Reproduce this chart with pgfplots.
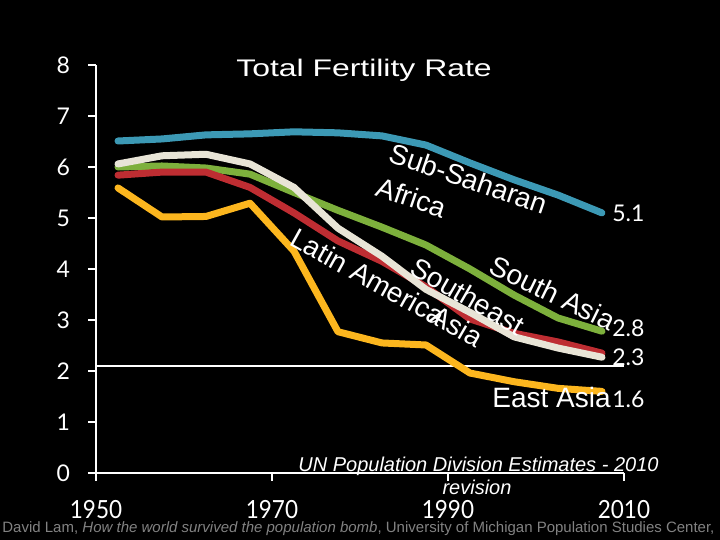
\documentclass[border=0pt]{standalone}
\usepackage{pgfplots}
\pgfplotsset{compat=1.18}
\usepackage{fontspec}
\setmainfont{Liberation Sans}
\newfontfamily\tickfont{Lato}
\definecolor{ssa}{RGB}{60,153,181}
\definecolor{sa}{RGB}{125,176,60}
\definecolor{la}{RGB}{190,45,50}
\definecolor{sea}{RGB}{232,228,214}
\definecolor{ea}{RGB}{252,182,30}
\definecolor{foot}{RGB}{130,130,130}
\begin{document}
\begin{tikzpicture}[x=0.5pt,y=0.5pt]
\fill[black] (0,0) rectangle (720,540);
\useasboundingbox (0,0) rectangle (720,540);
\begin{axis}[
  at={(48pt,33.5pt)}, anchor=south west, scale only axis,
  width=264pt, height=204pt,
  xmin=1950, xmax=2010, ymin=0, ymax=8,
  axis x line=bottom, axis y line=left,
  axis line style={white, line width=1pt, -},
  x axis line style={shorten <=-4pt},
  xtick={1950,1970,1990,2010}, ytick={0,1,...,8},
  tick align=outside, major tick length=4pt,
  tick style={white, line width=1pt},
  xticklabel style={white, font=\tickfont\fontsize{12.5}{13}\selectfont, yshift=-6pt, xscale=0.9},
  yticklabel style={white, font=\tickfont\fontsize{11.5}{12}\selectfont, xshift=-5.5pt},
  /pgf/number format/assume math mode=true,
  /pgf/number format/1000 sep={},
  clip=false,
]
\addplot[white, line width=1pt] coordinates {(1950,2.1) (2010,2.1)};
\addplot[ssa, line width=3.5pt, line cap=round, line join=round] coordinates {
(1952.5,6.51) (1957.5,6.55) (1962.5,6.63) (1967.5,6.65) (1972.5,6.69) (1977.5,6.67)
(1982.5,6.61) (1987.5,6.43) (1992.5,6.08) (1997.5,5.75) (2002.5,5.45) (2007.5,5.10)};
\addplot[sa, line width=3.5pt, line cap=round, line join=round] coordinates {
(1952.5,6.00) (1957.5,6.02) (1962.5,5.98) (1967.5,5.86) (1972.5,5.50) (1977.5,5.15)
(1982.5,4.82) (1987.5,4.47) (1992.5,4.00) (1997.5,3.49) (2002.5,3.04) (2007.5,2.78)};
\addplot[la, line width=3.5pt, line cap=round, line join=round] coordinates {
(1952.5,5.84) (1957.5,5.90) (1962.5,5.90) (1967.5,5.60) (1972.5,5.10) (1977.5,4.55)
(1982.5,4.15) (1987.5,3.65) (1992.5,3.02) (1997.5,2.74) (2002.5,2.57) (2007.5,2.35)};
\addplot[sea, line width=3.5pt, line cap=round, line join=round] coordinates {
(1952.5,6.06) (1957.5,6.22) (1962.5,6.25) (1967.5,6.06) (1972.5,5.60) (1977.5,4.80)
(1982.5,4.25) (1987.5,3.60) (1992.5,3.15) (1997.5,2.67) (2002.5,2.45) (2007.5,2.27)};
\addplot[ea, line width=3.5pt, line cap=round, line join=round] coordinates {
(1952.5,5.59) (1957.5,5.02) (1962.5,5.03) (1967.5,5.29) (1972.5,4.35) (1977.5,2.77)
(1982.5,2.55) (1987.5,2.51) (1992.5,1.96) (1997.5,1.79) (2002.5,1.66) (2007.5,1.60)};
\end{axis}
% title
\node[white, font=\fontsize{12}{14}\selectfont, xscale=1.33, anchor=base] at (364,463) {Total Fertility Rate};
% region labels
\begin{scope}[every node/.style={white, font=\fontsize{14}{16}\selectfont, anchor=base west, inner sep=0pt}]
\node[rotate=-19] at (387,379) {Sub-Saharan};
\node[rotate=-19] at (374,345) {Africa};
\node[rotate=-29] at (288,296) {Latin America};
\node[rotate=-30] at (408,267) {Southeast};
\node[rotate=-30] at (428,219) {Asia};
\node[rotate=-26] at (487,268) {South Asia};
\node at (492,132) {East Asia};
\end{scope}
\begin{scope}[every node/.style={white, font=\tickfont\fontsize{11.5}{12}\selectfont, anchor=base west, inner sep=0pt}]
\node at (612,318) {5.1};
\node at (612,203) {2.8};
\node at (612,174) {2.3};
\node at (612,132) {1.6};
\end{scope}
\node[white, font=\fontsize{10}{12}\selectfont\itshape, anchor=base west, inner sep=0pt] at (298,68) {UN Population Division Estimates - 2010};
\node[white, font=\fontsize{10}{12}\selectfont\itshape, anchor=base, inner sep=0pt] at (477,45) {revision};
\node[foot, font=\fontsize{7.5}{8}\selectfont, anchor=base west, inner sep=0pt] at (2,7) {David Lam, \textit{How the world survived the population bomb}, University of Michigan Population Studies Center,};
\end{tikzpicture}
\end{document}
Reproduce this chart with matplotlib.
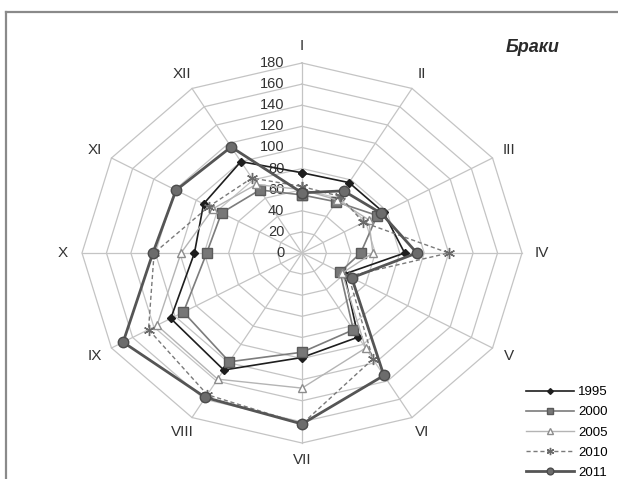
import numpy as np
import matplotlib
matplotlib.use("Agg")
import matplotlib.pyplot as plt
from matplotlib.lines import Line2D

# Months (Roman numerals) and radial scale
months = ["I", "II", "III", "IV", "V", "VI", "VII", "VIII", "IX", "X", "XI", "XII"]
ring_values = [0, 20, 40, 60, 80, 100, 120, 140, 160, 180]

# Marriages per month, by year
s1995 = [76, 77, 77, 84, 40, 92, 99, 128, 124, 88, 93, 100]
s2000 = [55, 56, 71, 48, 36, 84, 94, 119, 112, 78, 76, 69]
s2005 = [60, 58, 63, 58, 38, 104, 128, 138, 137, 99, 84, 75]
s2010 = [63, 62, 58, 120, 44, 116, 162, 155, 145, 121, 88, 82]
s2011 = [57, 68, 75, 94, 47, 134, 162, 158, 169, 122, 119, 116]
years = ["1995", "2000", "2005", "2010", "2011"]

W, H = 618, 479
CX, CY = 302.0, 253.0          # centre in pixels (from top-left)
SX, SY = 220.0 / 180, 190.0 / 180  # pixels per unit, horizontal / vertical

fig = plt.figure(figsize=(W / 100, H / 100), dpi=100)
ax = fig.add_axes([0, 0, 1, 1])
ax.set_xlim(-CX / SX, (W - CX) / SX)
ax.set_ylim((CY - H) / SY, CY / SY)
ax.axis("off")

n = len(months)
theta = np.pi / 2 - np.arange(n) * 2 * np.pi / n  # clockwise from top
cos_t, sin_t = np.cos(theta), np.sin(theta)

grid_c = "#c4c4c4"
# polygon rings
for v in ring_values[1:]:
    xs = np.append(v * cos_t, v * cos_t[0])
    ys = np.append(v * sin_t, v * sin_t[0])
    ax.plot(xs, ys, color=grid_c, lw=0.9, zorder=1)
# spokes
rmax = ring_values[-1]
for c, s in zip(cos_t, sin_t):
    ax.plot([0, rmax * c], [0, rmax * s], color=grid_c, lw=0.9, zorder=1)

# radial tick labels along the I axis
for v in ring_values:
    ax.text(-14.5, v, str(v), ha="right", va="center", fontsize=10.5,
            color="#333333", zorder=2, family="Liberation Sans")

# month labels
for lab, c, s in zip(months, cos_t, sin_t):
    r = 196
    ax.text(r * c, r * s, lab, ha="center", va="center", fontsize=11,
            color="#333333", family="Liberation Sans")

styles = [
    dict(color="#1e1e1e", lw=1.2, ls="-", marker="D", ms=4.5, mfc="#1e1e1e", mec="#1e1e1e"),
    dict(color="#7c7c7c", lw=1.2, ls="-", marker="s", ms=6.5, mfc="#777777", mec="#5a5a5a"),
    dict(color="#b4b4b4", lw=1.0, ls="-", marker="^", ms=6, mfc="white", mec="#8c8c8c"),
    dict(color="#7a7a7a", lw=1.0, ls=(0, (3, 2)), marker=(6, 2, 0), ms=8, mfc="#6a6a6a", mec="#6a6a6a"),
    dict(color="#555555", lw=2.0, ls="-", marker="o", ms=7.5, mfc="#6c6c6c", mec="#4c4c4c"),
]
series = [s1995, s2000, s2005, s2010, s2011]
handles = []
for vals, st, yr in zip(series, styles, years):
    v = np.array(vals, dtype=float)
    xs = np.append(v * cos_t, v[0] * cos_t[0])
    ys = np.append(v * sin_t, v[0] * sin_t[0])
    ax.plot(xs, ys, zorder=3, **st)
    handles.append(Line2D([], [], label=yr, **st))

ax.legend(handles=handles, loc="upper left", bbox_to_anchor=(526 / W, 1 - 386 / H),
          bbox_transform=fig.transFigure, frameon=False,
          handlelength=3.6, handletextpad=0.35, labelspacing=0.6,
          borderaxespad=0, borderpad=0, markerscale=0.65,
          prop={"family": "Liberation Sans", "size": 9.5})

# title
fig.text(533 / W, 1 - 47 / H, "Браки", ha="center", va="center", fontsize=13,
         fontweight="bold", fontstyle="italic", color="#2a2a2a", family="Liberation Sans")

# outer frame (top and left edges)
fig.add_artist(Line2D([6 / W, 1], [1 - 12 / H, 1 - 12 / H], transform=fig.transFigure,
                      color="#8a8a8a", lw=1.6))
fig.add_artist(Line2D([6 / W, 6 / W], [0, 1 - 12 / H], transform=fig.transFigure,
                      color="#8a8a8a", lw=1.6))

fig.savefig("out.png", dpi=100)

# Requirement:
Begin at the line containing "Reproduce this chart with matplotlib.", end at the line containing "cos_t, sin_t = np.cos(theta), np.sin(theta)", and copy those lines word for word, both included. Skip pictures.

# Result of this exercise:
Reproduce this chart with matplotlib.
import numpy as np
import matplotlib
matplotlib.use("Agg")
import matplotlib.pyplot as plt
from matplotlib.lines import Line2D

# Months (Roman numerals) and radial scale
months = ["I", "II", "III", "IV", "V", "VI", "VII", "VIII", "IX", "X", "XI", "XII"]
ring_values = [0, 20, 40, 60, 80, 100, 120, 140, 160, 180]

# Marriages per month, by year
s1995 = [76, 77, 77, 84, 40, 92, 99, 128, 124, 88, 93, 100]
s2000 = [55, 56, 71, 48, 36, 84, 94, 119, 112, 78, 76, 69]
s2005 = [60, 58, 63, 58, 38, 104, 128, 138, 137, 99, 84, 75]
s2010 = [63, 62, 58, 120, 44, 116, 162, 155, 145, 121, 88, 82]
s2011 = [57, 68, 75, 94, 47, 134, 162, 158, 169, 122, 119, 116]
years = ["1995", "2000", "2005", "2010", "2011"]

W, H = 618, 479
CX, CY = 302.0, 253.0          # centre in pixels (from top-left)
SX, SY = 220.0 / 180, 190.0 / 180  # pixels per unit, horizontal / vertical

fig = plt.figure(figsize=(W / 100, H / 100), dpi=100)
ax = fig.add_axes([0, 0, 1, 1])
ax.set_xlim(-CX / SX, (W - CX) / SX)
ax.set_ylim((CY - H) / SY, CY / SY)
ax.axis("off")

n = len(months)
theta = np.pi / 2 - np.arange(n) * 2 * np.pi / n  # clockwise from top
cos_t, sin_t = np.cos(theta), np.sin(theta)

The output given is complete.